• [Task to complete]
Your task is to retype the lines between the line with "Convert this chart to Apache ECharts code." and the line with "113.2, 115.4, 113.2];", inclusive. Copy no pictures and no other lines.

[Saved data entries]
::::
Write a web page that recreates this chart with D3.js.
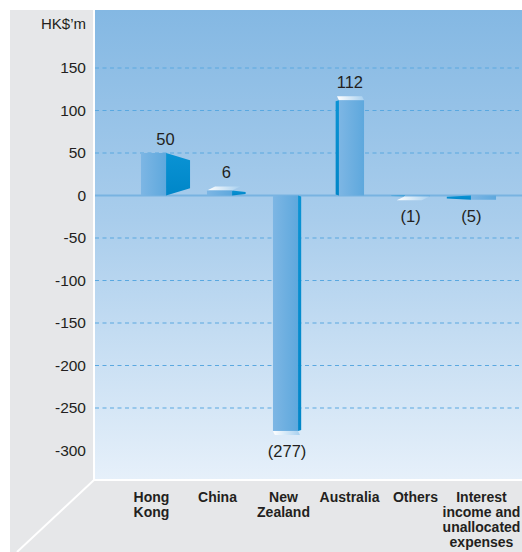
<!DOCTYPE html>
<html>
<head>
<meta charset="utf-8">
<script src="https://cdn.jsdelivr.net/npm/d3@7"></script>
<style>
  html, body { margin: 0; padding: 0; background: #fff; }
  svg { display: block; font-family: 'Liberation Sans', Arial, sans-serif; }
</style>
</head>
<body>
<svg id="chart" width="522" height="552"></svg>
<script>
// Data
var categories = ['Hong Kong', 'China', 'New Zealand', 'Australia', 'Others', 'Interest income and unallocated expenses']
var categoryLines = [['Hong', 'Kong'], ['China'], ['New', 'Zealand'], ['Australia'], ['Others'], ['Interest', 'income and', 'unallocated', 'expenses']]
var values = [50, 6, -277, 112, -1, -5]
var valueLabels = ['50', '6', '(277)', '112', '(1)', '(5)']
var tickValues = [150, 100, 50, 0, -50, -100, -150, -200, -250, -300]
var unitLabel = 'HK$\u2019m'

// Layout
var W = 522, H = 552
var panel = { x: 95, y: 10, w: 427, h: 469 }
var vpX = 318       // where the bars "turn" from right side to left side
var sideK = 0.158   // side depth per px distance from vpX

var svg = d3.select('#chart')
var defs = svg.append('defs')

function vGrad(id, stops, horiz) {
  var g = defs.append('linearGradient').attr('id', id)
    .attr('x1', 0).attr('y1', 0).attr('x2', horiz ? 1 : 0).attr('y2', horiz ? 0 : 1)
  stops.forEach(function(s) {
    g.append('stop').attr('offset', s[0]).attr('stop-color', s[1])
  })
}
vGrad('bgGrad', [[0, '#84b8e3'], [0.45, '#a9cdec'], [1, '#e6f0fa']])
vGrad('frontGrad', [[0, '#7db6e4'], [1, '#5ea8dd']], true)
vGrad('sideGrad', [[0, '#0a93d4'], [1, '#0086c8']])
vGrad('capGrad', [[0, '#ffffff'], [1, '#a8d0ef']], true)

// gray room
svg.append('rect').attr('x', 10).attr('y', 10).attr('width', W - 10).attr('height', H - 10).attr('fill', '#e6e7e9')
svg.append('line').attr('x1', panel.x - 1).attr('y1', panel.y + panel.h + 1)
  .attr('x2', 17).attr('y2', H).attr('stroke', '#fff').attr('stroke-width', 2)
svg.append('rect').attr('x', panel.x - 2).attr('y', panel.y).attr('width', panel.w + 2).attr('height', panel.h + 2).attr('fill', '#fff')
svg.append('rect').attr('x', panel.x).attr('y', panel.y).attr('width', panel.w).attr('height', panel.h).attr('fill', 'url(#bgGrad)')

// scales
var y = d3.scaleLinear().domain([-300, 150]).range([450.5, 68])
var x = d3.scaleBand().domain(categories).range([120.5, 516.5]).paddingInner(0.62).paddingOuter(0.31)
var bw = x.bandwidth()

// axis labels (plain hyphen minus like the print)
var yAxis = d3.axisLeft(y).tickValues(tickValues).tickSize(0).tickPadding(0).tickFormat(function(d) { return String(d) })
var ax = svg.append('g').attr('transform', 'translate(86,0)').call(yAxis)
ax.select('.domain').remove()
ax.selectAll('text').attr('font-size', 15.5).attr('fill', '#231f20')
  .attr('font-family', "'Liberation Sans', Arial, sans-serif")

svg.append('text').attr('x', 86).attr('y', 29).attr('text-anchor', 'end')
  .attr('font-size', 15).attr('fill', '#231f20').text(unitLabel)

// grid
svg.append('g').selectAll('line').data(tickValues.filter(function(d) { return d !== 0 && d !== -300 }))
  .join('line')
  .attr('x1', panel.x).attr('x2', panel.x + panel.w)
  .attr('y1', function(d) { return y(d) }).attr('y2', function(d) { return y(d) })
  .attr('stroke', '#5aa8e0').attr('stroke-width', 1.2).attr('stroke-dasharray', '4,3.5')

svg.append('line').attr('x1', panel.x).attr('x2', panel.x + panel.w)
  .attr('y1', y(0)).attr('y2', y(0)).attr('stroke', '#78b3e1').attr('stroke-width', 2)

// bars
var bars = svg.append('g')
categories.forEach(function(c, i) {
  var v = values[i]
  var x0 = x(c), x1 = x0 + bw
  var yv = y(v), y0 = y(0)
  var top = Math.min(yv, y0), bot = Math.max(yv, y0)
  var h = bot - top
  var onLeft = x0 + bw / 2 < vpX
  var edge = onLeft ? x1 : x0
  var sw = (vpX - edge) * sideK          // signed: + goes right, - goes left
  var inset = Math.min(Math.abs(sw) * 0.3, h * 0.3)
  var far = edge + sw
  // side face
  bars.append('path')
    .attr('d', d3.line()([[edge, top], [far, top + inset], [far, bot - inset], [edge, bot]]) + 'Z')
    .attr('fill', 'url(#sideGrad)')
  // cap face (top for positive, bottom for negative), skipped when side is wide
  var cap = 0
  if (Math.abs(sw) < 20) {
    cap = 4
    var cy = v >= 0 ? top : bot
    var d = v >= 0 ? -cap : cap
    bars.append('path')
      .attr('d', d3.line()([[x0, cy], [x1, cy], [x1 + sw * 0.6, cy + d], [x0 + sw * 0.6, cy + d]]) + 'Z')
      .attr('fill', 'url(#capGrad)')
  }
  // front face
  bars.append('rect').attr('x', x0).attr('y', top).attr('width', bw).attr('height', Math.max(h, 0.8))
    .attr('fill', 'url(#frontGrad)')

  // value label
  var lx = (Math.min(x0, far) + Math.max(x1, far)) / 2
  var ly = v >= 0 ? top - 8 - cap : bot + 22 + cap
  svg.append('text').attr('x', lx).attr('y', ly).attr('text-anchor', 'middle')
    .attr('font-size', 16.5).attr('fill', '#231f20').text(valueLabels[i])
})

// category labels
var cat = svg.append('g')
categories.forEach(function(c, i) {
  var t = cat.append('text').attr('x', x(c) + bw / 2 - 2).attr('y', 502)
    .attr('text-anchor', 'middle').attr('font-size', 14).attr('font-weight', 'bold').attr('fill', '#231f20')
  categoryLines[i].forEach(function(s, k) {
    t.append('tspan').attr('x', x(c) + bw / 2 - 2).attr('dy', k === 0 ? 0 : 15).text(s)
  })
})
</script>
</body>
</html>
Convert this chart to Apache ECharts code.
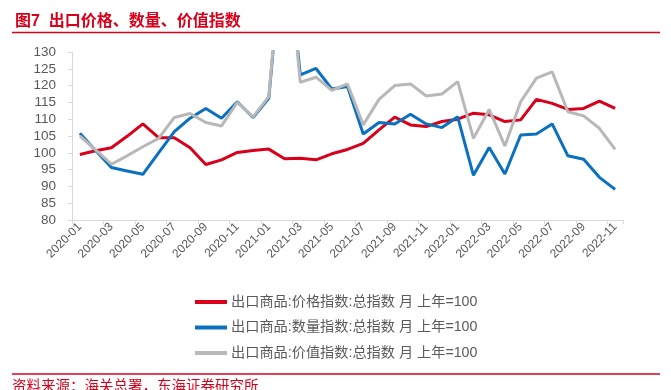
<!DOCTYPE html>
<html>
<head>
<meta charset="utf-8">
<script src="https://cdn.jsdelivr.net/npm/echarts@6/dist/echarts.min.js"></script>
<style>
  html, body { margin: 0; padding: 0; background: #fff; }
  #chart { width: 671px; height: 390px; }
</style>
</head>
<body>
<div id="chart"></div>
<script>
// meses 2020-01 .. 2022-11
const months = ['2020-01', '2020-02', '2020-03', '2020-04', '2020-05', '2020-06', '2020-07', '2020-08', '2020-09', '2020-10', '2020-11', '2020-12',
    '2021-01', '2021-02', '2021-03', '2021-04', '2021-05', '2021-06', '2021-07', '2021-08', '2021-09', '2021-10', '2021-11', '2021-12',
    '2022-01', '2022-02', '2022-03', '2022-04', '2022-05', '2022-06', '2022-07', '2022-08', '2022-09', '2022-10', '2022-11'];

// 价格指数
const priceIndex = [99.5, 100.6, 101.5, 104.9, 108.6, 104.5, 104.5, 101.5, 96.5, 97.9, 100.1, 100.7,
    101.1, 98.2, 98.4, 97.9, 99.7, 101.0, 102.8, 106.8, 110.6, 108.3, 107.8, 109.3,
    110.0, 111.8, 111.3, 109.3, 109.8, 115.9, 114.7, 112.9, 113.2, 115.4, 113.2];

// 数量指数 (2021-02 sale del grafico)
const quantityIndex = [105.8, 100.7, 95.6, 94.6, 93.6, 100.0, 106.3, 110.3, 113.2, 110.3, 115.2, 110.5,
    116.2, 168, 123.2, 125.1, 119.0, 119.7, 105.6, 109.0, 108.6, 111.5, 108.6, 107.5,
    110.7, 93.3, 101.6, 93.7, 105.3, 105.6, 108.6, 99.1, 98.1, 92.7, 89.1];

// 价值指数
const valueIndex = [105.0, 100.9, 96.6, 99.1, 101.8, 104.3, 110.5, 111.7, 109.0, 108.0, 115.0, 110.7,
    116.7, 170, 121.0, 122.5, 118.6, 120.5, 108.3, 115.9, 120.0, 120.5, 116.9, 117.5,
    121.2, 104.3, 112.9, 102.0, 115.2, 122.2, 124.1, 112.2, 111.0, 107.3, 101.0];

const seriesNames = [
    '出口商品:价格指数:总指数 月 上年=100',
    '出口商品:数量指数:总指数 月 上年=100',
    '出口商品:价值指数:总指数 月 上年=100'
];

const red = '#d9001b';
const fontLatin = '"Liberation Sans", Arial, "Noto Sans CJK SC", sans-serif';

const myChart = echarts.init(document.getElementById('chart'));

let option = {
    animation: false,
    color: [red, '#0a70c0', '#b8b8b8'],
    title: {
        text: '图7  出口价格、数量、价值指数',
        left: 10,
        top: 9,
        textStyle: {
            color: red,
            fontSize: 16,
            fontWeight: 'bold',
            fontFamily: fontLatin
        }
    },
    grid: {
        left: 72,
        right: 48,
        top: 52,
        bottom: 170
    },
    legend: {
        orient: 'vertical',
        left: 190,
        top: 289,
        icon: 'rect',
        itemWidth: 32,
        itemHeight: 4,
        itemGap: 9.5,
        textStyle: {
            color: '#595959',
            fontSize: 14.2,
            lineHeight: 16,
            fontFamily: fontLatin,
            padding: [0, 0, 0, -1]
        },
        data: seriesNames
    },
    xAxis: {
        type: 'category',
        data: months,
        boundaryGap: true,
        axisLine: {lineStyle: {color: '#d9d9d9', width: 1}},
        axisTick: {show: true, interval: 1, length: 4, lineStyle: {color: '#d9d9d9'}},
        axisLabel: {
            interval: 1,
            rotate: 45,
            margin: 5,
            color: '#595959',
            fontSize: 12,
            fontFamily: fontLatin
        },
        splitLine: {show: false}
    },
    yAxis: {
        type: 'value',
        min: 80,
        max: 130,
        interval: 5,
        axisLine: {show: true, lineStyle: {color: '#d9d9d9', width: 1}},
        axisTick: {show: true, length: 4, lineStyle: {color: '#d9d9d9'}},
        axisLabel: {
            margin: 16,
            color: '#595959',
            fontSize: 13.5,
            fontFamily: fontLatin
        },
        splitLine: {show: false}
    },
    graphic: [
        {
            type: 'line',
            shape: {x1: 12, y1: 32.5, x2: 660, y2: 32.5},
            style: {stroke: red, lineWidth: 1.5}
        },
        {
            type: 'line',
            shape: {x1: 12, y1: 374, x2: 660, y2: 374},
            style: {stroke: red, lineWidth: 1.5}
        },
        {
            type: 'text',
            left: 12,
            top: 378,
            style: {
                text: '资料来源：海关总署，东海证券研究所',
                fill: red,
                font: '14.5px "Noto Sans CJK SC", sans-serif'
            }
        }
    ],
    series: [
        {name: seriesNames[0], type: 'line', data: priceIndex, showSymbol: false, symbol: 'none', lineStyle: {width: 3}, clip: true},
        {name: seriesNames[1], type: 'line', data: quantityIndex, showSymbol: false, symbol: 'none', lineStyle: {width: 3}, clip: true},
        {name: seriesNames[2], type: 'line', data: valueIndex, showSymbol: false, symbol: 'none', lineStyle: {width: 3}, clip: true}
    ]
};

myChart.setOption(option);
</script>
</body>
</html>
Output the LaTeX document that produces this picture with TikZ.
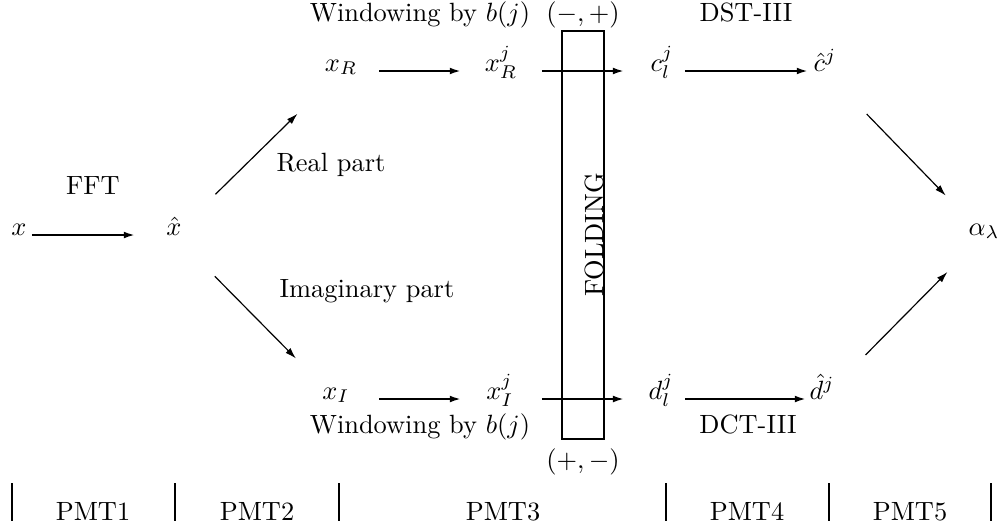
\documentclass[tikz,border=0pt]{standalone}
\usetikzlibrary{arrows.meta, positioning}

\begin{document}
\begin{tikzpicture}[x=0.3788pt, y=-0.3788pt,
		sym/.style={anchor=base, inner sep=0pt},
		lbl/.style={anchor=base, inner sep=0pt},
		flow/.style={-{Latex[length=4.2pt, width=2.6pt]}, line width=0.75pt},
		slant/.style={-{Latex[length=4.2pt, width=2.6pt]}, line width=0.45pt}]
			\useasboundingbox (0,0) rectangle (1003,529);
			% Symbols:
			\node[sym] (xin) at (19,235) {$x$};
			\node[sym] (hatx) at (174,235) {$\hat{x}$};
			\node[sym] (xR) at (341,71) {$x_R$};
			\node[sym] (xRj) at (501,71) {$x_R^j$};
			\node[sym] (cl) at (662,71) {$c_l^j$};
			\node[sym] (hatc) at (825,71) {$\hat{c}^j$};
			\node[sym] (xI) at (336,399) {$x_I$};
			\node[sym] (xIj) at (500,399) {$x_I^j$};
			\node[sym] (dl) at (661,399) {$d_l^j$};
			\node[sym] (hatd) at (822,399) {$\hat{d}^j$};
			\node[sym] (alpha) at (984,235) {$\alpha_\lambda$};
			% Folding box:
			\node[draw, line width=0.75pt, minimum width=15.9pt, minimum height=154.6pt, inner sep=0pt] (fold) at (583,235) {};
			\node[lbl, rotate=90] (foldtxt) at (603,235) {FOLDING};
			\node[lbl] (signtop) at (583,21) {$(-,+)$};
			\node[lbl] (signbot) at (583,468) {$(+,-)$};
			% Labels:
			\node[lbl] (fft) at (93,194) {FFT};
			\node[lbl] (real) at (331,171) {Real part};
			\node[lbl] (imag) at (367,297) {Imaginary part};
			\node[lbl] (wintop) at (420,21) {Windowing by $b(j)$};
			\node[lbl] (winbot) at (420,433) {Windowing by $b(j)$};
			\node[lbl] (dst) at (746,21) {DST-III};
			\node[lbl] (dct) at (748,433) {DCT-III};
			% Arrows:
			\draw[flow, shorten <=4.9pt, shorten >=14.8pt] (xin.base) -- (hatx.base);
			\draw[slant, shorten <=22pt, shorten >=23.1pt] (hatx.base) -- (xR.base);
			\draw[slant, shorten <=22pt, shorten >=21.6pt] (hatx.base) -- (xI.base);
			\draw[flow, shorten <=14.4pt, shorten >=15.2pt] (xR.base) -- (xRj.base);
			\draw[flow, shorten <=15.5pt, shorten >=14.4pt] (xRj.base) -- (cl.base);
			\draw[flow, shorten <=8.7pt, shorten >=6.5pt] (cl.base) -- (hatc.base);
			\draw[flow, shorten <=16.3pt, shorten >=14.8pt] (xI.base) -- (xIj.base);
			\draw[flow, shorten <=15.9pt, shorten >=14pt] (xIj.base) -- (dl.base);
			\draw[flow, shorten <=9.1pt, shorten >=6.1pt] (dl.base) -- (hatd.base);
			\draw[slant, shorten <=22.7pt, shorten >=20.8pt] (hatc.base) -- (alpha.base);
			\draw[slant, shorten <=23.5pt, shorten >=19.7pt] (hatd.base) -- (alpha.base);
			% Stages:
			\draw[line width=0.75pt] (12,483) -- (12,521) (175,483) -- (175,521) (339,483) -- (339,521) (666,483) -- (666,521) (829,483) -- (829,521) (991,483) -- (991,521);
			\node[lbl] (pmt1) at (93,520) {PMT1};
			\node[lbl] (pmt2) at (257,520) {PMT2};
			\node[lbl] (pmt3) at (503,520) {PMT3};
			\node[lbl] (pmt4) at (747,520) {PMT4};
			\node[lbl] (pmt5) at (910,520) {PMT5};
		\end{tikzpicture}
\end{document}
::::
• [Answer to this problem]
Convert this chart to Apache ECharts code.
<!DOCTYPE html>
<html>
<head>
<meta charset="utf-8">
<script src="https://cdn.jsdelivr.net/npm/echarts@6/dist/echarts.min.js"></script>
<style>
  html, body { margin: 0; padding: 0; background: #fff; }
  #chart { width: 671px; height: 390px; }
</style>
</head>
<body>
<div id="chart"></div>
<script>
// meses 2020-01 .. 2022-11
const months = ['2020-01', '2020-02', '2020-03', '2020-04', '2020-05', '2020-06', '2020-07', '2020-08', '2020-09', '2020-10', '2020-11', '2020-12',
    '2021-01', '2021-02', '2021-03', '2021-04', '2021-05', '2021-06', '2021-07', '2021-08', '2021-09', '2021-10', '2021-11', '2021-12',
    '2022-01', '2022-02', '2022-03', '2022-04', '2022-05', '2022-06', '2022-07', '2022-08', '2022-09', '2022-10', '2022-11'];

// 价格指数
const priceIndex = [99.5, 100.6, 101.5, 104.9, 108.6, 104.5, 104.5, 101.5, 96.5, 97.9, 100.1, 100.7,
    101.1, 98.2, 98.4, 97.9, 99.7, 101.0, 102.8, 106.8, 110.6, 108.3, 107.8, 109.3,
    110.0, 111.8, 111.3, 109.3, 109.8, 115.9, 114.7, 112.9, 113.2, 115.4, 113.2];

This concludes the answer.